I recently test drove a Palm Pre for a week. My goal was to shut my iPhone off and configure the Pre to connect to Outlook, grab my mail, connect to my online contacts, etc. – basically to set it up to be my only device for a period so I can see how it would function around a typical week. Here are are few highlights that stood out for me:
- The WebOS is sweet. After a few hours I got very used to having multiple apps open and being able to switch between them on the fly. No closing one app to open another as with my iPhone. This really stood out when running Pandora while doing other things. To me (and I think to a lot of people) multitasking is a biggie that sets this device apart from the competition. After using the Pre for a few days my iPhone felt kinda old and simple, like it was last year’s model. One usability element that really stood out to me was the use of the touch-sensitive area under the screen – brilliant. It basically supports additional “swipe” gestures that translate into a back button and application switching. I got used to this very quickly and found myself trying to do the same thing on the iPhone a few days later.

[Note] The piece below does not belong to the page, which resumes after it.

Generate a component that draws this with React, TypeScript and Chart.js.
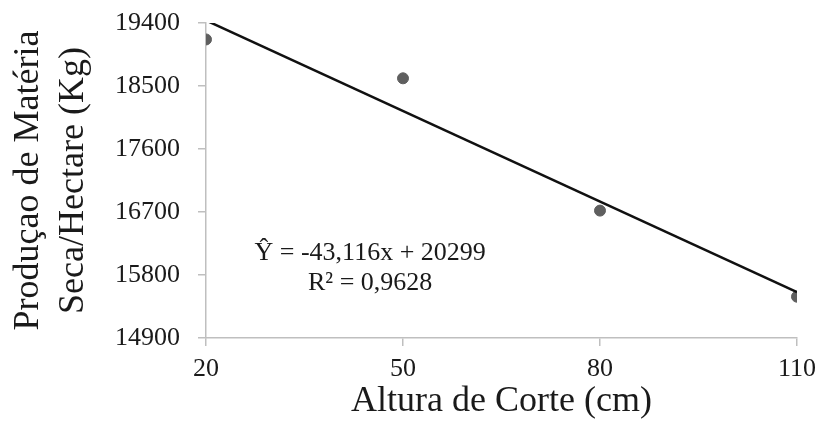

- Notifications are cool. This is a feature I remember standing out on the Danger OS (i.e. Sidekick) – notifications that show up on part of the screen but don’t take control. On the Pre you can continue doing what you are doing while being notified. And a simple thumb gesture allows you to dismiss the notification or you can tap on the notification to find out more. Very elegant. I think some of the interaction still needs to be worked out though – multiple notifications seem to get hidden and become difficult to track. Still better than the iPhone notifications though.
- The keyboard was tough. I know a lot of people complain about the iPhone virtual keyboard, but I had a hard time getting used to the tiny keys on the Pre. For how much room they fill up, they are not bad. But compared to the range of mobile device keyboards out there, the chicklets on the Pre were just OK. It didn’t help that I have big hands, so the keyboard might be great for many other people.
- The Sprint all-inclusive plan was quite good. When I went into the Sprint store holding my iPhone, one of the first things the store rep asked was if I had a corporate account. I said I wasn’t sure and they immediately offered me a 25% discount off my monthly service – so 1500 family minutes with unlimited data came out to under $100/month. Much better than a comparable AT&T family plan for the iPhone. And Sprint doesn’t jerk you around and charge you separately for text messages, navigation, video – they (rightly) just count this as data.
- Sprint network was pretty good. Very fast in Seattle, with very good coverage. Voice calls were very clear.
- Battery life was not so great. I think this is due more to the 3G/4G network than to having multiple apps running simultaneously. The device did get hot when using data – not unlike the iPhone 3GS.
Overall, I think the Pre has a lot of potential. The WebOS is amazing – I like it better than the iPhone’s version of OSX. I was less impressed by the hardware itself, but I think this will improve over time. For a first gen device, I think the Pre is great. And I’m really excited to see the next improvements of the WebOS.